Se la prima guarda in avanti, verso l’escatologia, la seconda guarda indietro, verso il paradiso terrestre perduto. Se nella prima le istituzioni, le mediazioni e il culto hanno valore in quanto anticipano la realtà piena che sarà quella escatologica; nella seconda le realtà istituzionali e comunitarie perdono valore, perché il ritorno al paradiso perduto si ottiene attraverso l’ascesi individuale e l’unione con il Logos. Se per la prima l’Eucaristia e i sacramenti sono “il fine” a cui si tende; nella seconda sono “il mezzo” mediante il quale l’anima si purifica. L’apporto di Palamas, monaco, era sempre stato colto nella seconda prospettiva, quella monastica, anche se con sfumature diverse dai vari studiosi, ma negli ultimi anni si era registrata un’ermeneutica più sacramentale e liturgica e meno monastica e ascetica.

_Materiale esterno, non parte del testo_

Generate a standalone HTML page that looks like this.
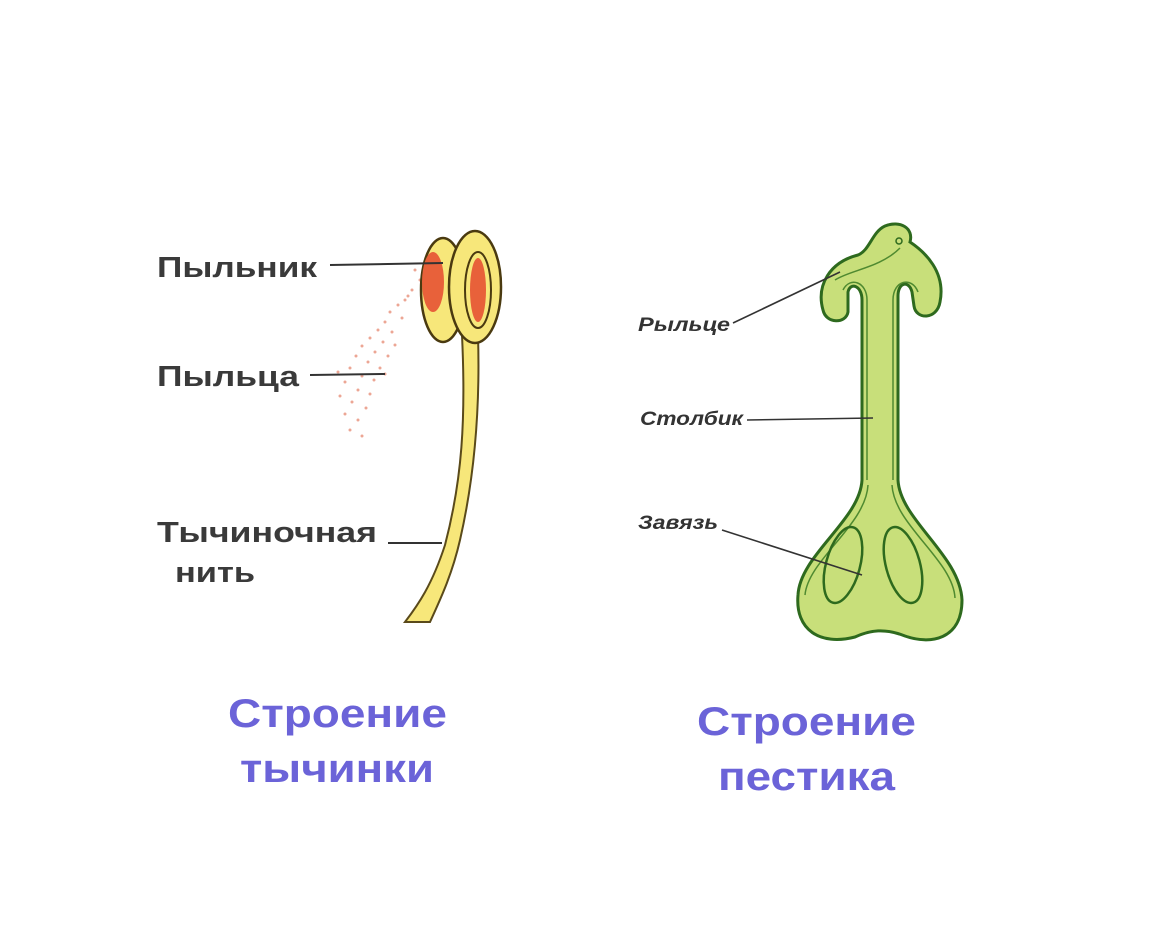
<!DOCTYPE html>
<html><head><meta charset="utf-8"><style>
html,body{margin:0;padding:0;background:#fff;}
svg{display:block}
</style></head><body>
<svg width="1170" height="936" viewBox="0 0 1170 936" xmlns="http://www.w3.org/2000/svg">
<rect width="1170" height="936" fill="#fff"/>
<!-- pollen -->
<g fill="#e8907a" opacity="0.8">
<circle cx="420" cy="280" r="1.5"/><circle cx="412" cy="290" r="1.5"/><circle cx="405" cy="300" r="1.5"/><circle cx="398" cy="305" r="1.5"/><circle cx="390" cy="312" r="1.5"/><circle cx="402" cy="318" r="1.5"/><circle cx="385" cy="322" r="1.5"/><circle cx="378" cy="330" r="1.5"/><circle cx="392" cy="332" r="1.5"/><circle cx="370" cy="338" r="1.5"/><circle cx="383" cy="342" r="1.5"/><circle cx="362" cy="346" r="1.5"/><circle cx="375" cy="352" r="1.5"/><circle cx="388" cy="356" r="1.5"/><circle cx="356" cy="356" r="1.5"/><circle cx="368" cy="362" r="1.5"/><circle cx="380" cy="368" r="1.5"/><circle cx="350" cy="368" r="1.5"/><circle cx="362" cy="376" r="1.5"/><circle cx="374" cy="380" r="1.5"/><circle cx="385" cy="374" r="1.5"/><circle cx="345" cy="382" r="1.5"/><circle cx="358" cy="390" r="1.5"/><circle cx="370" cy="394" r="1.5"/><circle cx="340" cy="396" r="1.5"/><circle cx="352" cy="402" r="1.5"/><circle cx="366" cy="408" r="1.5"/><circle cx="345" cy="414" r="1.5"/><circle cx="358" cy="420" r="1.5"/><circle cx="350" cy="430" r="1.5"/><circle cx="362" cy="436" r="1.5"/><circle cx="408" cy="296" r="1.5"/><circle cx="395" cy="345" r="1.5"/><circle cx="415" cy="270" r="1.5"/><circle cx="425" cy="262" r="1.5"/><circle cx="338" cy="372" r="1.5"/>
</g>
<!-- stamen filament -->
<path d="M462,335 C466,420 462,480 445,545 C432,585 418,605 405,622 L430,622 C440,600 452,575 460,540 C476,470 480,400 478,335 Z" fill="#f7e77a" stroke="#5a4a1a" stroke-width="2"/>
<!-- anther left lobe -->
<ellipse cx="443" cy="290" rx="22" ry="52" fill="#f7e77a" stroke="#4a3a10" stroke-width="2.5"/>
<ellipse cx="433" cy="282" rx="11" ry="30" fill="#e8613a"/>
<!-- anther right lobe -->
<ellipse cx="475" cy="287" rx="26" ry="56" fill="#f7e77a" stroke="#4a3a10" stroke-width="2.5"/>
<ellipse cx="478" cy="290" rx="13" ry="38" fill="#f7e77a" stroke="#4a3a10" stroke-width="2"/>
<ellipse cx="478" cy="290" rx="8" ry="32" fill="#e8613a"/>
<!-- stamen lines -->
<g stroke="#333" stroke-width="2">
<line x1="330" y1="265" x2="443" y2="263"/>
<line x1="310" y1="375" x2="385" y2="374"/>
<line x1="388" y1="543" x2="442" y2="543"/>
</g>
<g font-family="Liberation Sans, DejaVu Sans, sans-serif" font-weight="bold" fill="#3a3a3a" font-size="29">
<text x="157" y="277" textLength="160" lengthAdjust="spacingAndGlyphs">Пыльник</text>
<text x="157" y="386" textLength="142" lengthAdjust="spacingAndGlyphs">Пыльца</text>
<text x="157" y="542" textLength="220" lengthAdjust="spacingAndGlyphs">Тычиночная</text>
<text x="175" y="582" textLength="80" lengthAdjust="spacingAndGlyphs">нить</text>
</g>
<!-- pistil -->
<path d="M862,480 L862,300 C862,285 850,282 848,292 L848,312 C846,324 826,324 823,310 C816,285 830,262 858,255 C870,250 872,232 885,226 C900,220 914,228 910,242 C925,252 946,272 940,302 C937,320 916,320 914,306 L912,292 C909,280 898,282 898,296 L898,480 C900,520 960,555 962,600 C962,640 930,645 905,636 C885,628 870,630 855,637 C820,646 795,630 798,595 C800,555 860,520 862,480 Z" fill="#c8df7a" stroke="#2e6a1e" stroke-width="3"/>
<path d="M867,480 L867,300 C867,282 850,276 843,290 M893,480 L893,300 C893,280 912,276 918,292 M835,280 C850,270 880,268 900,248" fill="none" stroke="#4f8a30" stroke-width="1.5"/>
<path d="M805,595 C808,560 866,525 868,485 M955,598 C953,560 894,525 892,485" fill="none" stroke="#4f8a30" stroke-width="1.5"/>
<ellipse cx="843" cy="565" rx="17" ry="39" transform="rotate(15 843 565)" fill="none" stroke="#2e6a1e" stroke-width="2.5"/>
<ellipse cx="903" cy="565" rx="17" ry="39" transform="rotate(-15 903 565)" fill="none" stroke="#2e6a1e" stroke-width="2.5"/>
<circle cx="899" cy="241" r="3" fill="none" stroke="#2e6a1e" stroke-width="1.5"/>
<!-- pistil lines -->
<g stroke="#333" stroke-width="1.6">
<line x1="733" y1="323" x2="840" y2="272"/>
<line x1="747" y1="420" x2="873" y2="418"/>
<line x1="722" y1="530" x2="862" y2="575"/>
</g>
<g font-family="Liberation Sans, DejaVu Sans, sans-serif" font-style="italic" font-weight="bold" fill="#333" font-size="19">
<text x="638" y="331" textLength="92" lengthAdjust="spacingAndGlyphs">Рыльце</text>
<text x="640" y="425" textLength="103" lengthAdjust="spacingAndGlyphs">Столбик</text>
<text x="638" y="529" textLength="80" lengthAdjust="spacingAndGlyphs">Завязь</text>
</g>
<g font-family="Liberation Sans, DejaVu Sans, sans-serif" font-weight="bold" fill="#6b63d8" font-size="40">
<text x="228" y="727" textLength="219" lengthAdjust="spacingAndGlyphs">Строение</text>
<text x="240" y="782" textLength="194" lengthAdjust="spacingAndGlyphs">тычинки</text>
<text x="697" y="735" textLength="219" lengthAdjust="spacingAndGlyphs">Строение</text>
<text x="718" y="790" textLength="177" lengthAdjust="spacingAndGlyphs">пестика</text>
</g>
</svg>
</body></html>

Il lavoro di Bianchi ribadisce l’orizzonte “terapeutico” di Palamas nelle opere rivolte ai monaci ma, al tempo stesso, osserva che nei testi i cui destinatari sono i laici (come le omelie), il monaco greco offre una spiritualità sacramentale, confermando, così, la ricchezza e la poliedricità dell’autore studiato. Per concludere, il lavoro di Bianchi si presenta ben architettato e documentato, anche se, ed è l’unica osservazione critica che ci permettiamo, ci si sarebbe aspettati qualche chiarimento sul significato di una parola molto importante per la spiritualità greca, la theoria, spesso, sbrigativamente, tradotta nella teologia occidentale con “contemplazione”, mentre in realtà presenta un valore semantico specifico e denso. Per la riflessione teologica, comunque, lo studio di Bianchi offre ampi stimoli che superano la semplice comprensione di un importante autore greco come Palamas, soprattutto perché invitano ad un intellectus fidei che abbia nel proprio percorso l’esperientia fidei, per giungere così ad una sapere della fede che non sia semplicemente scientia ma che diventi sapientia fidei.